Kitty Clive

Francis Hayman and studio, A Scene in ‘The Devil to Pay’, 1730s. Oil on canvas. By permission of the owner.

Catherine Clive (née Raftor; 5 November 1711 – 6 December 1785) Catherine ‘Kitty’ Clive (1711-1785, active 1728-1769) was a first songster and star comedienne of British playhouse entertainment. Clive led and created new forms of English musical theatre. She was celebrated both in high-style parts – singing, for instance, Handel’s music for her in Messiah, Samson, and The Way of the World – and in low-style ballad opera roles. Her likeness was printed and traded in unprecedented volume. She championed women’s rights throughout her career. An image crisis in the late 1740s forced Clive to quit serious song and instead lampoon herself on stage. Though this self-ridicule won Clive public favour back, and she reigned as first comedienne until her retirement in 1769, the strategy’s very success caused her musical legacy to be slighted and forgotten. A definitive biography of Clive by Berta Joncus appeared in 2019.

Background and Early Career

Clive was the daughter of William Raftor (variant spelling: Rafter), a dispossessed Jacobite Catholic landowner from Kilkenny, Ireland who emigrated to London and married Elizabeth Daniell, a leather-seller’s daughter.[1] The precise date of Clive’s birth and her baptismal name are unclear: the Registers of St Paul’s Covent Garden indicate that she was baptised on 15 July 1711 as ‘Ellenor’ Raftor;[2] Clive wrote late in life that she had been born on 15 November 1711.[3]


Clive’s earliest biographer, Drury Lane prompter William Chetwood, relates how she first came to perform at that theatre. The wild popularity of Lincoln’s Inn Fields’ The Beggar’s Opera and its 17-year-old star Lavinia Fenton from January 1728 inspired Drury Lane manager Colley Cibber to hire his own 17-year-old soprano-actress. Clive auditioned for Cibber at the instigation of his son Theophilus and of Chetwood, who was the younger Cibber’s housemate.[4] Clive’s singing master Henry Carey, who created her earliest vehicles, may also have had a hand in the audition: he had been Drury Lane’s composer from 1714 to 1717, and from 1723 had begun again to supply it with music.[5]

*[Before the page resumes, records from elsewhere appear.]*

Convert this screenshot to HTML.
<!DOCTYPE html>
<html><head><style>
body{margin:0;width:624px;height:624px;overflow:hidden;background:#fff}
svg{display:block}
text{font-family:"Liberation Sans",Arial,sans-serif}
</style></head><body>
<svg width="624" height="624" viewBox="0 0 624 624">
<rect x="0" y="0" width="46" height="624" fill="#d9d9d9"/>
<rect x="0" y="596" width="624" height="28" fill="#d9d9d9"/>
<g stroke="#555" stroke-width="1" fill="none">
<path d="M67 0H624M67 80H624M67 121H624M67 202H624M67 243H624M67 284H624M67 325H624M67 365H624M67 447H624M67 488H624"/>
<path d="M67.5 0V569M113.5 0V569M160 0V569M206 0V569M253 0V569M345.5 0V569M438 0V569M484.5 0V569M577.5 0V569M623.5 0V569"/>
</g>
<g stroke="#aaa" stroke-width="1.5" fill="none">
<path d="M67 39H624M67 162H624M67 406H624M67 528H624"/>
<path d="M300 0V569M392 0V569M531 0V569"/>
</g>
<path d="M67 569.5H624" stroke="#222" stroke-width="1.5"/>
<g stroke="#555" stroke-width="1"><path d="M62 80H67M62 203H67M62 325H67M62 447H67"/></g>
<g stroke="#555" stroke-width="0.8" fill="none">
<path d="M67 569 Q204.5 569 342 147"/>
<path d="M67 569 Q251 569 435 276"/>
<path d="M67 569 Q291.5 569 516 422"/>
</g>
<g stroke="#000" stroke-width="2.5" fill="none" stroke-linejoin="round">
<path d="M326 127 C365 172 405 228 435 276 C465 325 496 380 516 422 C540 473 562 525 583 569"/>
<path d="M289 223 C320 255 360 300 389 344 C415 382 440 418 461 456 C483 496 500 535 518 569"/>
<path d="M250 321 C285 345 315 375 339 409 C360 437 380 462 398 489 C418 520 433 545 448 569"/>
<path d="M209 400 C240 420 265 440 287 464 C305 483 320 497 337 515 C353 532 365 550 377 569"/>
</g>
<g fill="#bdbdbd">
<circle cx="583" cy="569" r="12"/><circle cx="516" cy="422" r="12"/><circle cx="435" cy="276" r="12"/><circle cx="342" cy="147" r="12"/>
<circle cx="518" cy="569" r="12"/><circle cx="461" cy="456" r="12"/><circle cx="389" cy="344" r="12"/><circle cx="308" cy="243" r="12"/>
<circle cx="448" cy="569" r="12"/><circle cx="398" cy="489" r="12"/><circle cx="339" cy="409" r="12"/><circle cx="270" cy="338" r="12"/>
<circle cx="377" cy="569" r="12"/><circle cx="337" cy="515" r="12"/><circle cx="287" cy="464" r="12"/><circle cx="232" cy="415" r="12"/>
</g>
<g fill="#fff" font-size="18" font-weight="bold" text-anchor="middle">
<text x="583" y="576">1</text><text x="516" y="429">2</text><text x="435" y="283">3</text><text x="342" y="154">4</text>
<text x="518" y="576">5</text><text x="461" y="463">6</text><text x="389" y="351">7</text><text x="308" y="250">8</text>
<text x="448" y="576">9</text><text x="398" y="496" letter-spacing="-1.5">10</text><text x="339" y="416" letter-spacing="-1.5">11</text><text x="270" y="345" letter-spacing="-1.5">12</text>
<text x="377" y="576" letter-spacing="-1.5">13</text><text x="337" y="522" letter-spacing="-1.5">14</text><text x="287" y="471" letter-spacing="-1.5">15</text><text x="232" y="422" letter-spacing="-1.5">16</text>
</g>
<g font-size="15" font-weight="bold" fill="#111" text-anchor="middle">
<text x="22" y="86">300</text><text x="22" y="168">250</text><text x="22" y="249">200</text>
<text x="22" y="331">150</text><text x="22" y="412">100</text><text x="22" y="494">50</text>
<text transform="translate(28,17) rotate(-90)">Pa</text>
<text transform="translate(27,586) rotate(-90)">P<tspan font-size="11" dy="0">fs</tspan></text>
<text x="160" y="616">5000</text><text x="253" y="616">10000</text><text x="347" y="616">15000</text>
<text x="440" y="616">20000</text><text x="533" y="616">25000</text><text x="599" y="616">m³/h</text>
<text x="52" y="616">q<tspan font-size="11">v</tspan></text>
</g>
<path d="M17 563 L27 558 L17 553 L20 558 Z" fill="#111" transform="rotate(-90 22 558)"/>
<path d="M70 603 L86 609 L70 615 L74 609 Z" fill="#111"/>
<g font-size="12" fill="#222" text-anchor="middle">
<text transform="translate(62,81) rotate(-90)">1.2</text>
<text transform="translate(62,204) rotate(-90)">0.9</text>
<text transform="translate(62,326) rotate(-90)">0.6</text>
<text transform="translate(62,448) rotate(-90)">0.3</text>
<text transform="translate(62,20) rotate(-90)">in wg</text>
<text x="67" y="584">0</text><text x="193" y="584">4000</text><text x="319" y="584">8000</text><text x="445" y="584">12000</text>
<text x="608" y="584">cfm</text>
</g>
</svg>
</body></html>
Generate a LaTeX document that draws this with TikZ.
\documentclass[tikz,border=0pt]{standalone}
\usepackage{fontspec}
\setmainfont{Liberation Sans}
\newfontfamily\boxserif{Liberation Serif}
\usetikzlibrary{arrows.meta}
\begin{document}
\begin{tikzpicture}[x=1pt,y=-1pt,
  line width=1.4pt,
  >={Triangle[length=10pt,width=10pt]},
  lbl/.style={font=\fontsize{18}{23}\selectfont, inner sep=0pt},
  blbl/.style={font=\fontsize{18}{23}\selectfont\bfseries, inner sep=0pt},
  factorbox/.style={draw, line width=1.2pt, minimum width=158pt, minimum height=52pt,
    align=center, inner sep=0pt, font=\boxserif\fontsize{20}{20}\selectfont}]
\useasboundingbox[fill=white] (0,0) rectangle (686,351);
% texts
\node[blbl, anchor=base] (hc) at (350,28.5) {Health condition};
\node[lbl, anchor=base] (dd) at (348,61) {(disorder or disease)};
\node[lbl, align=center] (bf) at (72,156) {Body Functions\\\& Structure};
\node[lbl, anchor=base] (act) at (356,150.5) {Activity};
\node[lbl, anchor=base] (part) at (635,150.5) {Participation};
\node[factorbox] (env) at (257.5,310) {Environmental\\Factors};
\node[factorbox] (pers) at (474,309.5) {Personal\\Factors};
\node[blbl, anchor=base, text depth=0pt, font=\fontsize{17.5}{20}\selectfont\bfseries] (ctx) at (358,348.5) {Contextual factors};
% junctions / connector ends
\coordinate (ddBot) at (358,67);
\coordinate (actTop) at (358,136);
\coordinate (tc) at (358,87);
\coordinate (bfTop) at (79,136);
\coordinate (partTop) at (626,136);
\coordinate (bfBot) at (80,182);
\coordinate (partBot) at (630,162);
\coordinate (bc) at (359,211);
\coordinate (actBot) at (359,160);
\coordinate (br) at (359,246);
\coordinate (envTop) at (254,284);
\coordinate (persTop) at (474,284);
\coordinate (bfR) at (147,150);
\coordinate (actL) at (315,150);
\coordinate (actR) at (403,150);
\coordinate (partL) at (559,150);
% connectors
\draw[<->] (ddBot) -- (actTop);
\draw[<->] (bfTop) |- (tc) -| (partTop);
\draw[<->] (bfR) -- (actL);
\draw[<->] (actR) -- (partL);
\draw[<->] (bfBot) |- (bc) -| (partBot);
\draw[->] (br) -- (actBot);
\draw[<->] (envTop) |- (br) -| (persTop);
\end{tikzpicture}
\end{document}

Unlike Fenton, Clive was a gifted and professionally trained musician. For her official debut (2 January 1729) she played Dorinda in The Tempest, singing the Purcellian air ‘Dear pretty Youth’.[6]  English airs, in masques especially, quickly became central to Clive’s repertory. Later that month Cibber launched his own form of ballad opera, a ‘pastoral’ which, with Clive leading its comic subplot, was meant to compete with The Beggar’s Opera. Titled Love in Riddle, it came close to being hissed of the boards on its first night – a fate it avoided, by report, only because of the charm of Clive’s singing.[7]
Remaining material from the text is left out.